Inspiring Older Readers

posted on 17 Feb 2018

Pretty Tales For Tired People by Martha Gellhorn

I suspect that those people who know the name Martha Gellhorn do so for of one of two reasons: because she was Ernest Hemingway’s third wife, or, more positively, because she has a reputation of one of the 20th century’s finest war correspondents and a fine journalist. Her persona as a writer of fiction – short stories in particular – is far less prominent and she is not frequently included in lists of influential women writers.

Pretty Tales For Tired People might go some way to explaining why that is. The book contains three long short stories that revolve around the old cliché of pride coming before a fall – or maybe the illusion that the grass is always greener elsewhere.

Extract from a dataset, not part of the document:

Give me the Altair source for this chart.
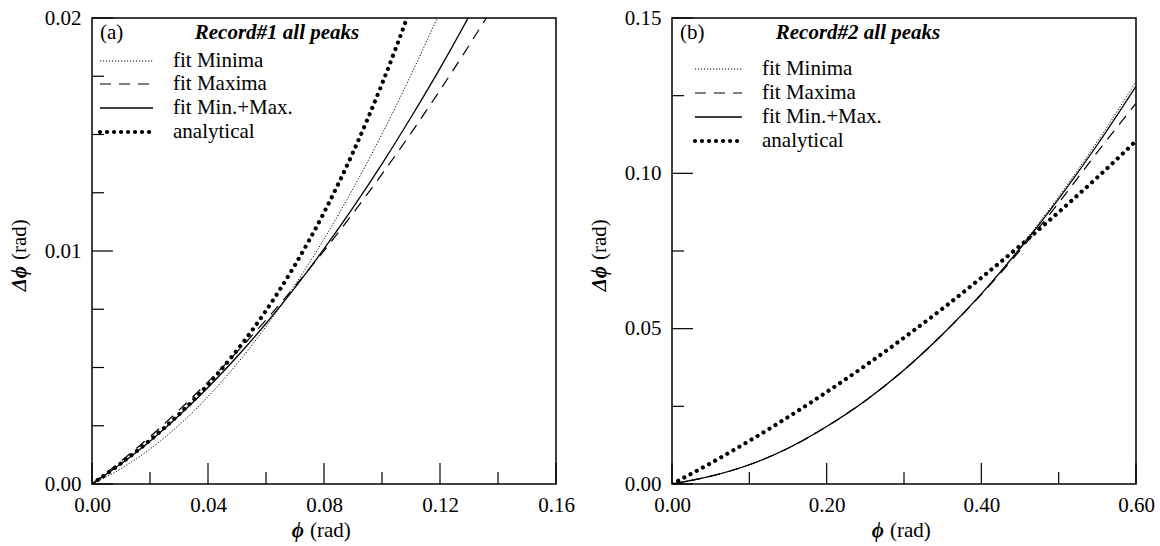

Adultery, sexual naivety and self-delusion are at the centre of these stories which have a sort of understated sharpness dressed in the clothes of the seemingly languid. The world-weariness and knowingly arched eyebrow that Gellhorn brings to the stories is perfectly captured in the title of the collection which suggests a sort of observational ennui. It would be easy to glide over these tales as being nothing much more than confectionary. Indeed, the book review site, Kirkus  does precisely that when it says of this collection:

All (the stories) provide a kind of temporal, feminine entertainment-- sort of like costume jewelry (sic), fashionable and not really valuable.

Admittedly Gellhorn’s social satire doesn’t carry the waspish, dark edge of Dorothy Parker or the stylistic skills of Alison Lurie or Alice Munroe but she has the ability to show you folly at its most self-delusional. In the first of the tales, A Promising Career, a highly regarded public school head teacher – Claud Roylands – falls into an infatuated relationship with a married woman that results in his fall from grace. He goes from the bright young man of his privileged social set to a hapless drunk exiled to Ghana and in the process loses not just his so-called friends, his new wife but also his dazzling future prospects. Without having to make any clumsy or direct commentary on the hypocrisy of the social set that relish watching his fall from grace while pretending to be appalled and concerned, Gellhorn paints a vivid portrait by the splendid manipulation of dialogue and inference.

The second story, which for me is the strongest of the trio, The Clever One, tells the tale of a single-minded and ambitious lawyer who comes from a Jewish immigrant background to find success in the States but who is brought low by his inability to see that the woman he fixates on is a brash gold-digger. And, finally, The Fall and Rise  of Mrs Hapgood  is a wicked little piece of writing that sees a middle-aged woman, abandoned by her husband, reinvent herself by rejecting her habitual ‘niceness’.

In her biography of Martha Gellhorn, Caroline Moorehead tells us that prior to publishing Pretty Tales the author was beginning to have real doubts about her ability to write fiction and was concerned that her work was getting ‘boring’ and that it lacked excitement and ambition. She was looking at what was coming from the likes of Updike, Bellow and Styron and judged herself badly by comparison. But Moorehouse contends, and I agree, she was worrying unduly:

The three long short stories published in 1965, Pretty Tales For Tired People, show none of this. They are Martha at her most astringent, the deft social miniaturist at work.

I’m not going to claim that these stories are top notch because they’re not – but they are very good and their treatment of the issue of sexual politics is something that will still have resonance for the modern day reader interested in the debates about everyday feminism.

Copies of the book are pretty hard to find and you’ll probably have to order a second hand copy from the States but you might find it worth the effort.